Still an unsuccessful playwright at the age of forty, Cervantes married the daughter of a well-to-do farmer, Catalina Salaza y Vozmediano. Little is known of his wife, but the marriage was not a successful one. At this time of life, Cervantes had to support, besides his wife and natural daughter Isabel, his mother, two sisters and the widowed mother-in-law. He applied for many civil service posts and eventually was granted a job as commissary collecting foodstuffs for the Invincible Armada. It is during this period that Cervantes learned to know the Spanish peasant, and his stored-up knowledge was to result in the creation of Sancho Panza.
Bookkeeping was a complicated and arduous procedure, and Cervantes was twice imprisoned for owing money to the treasury from a shortage in his accounts. Cervantists disagree whether or not the Seville prison was where he began to write Don Quixote. In the preface, the author hints to the reader that "You may suppose it [Don Quixote] the Child of Disturbance, engendered in some dismal prison . . . "; this line is the basis for controversy among biographers.
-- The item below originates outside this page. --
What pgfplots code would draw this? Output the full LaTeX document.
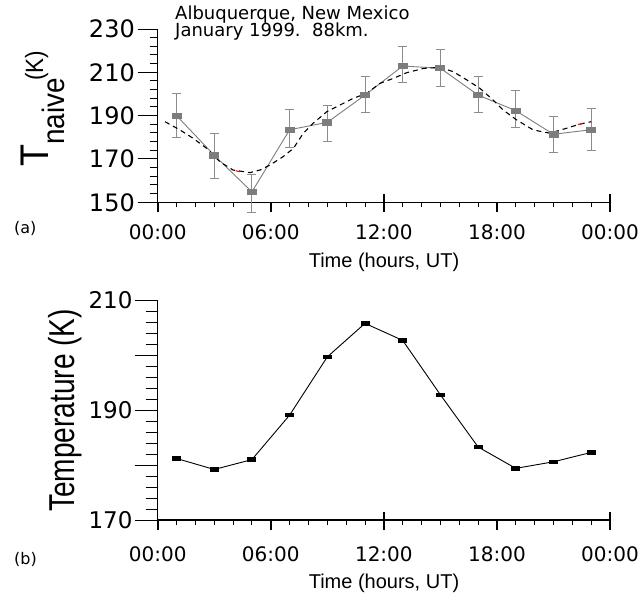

Misfortune continued to dog him when he was out of prison, as if to impede the composition of his masterpiece. Finally completed in 1604, the Quixote was an immediate bestseller. Running into six editions a year after that, Cervantes derived no further profit from the book, other than the money originally paid him by his publisher. The success of his work, however, interested the Count of Lemos and the Cardinal Archbishop of Toledo, who became his patrons, although they did not do much to improve Cervantes' miserable circumstances.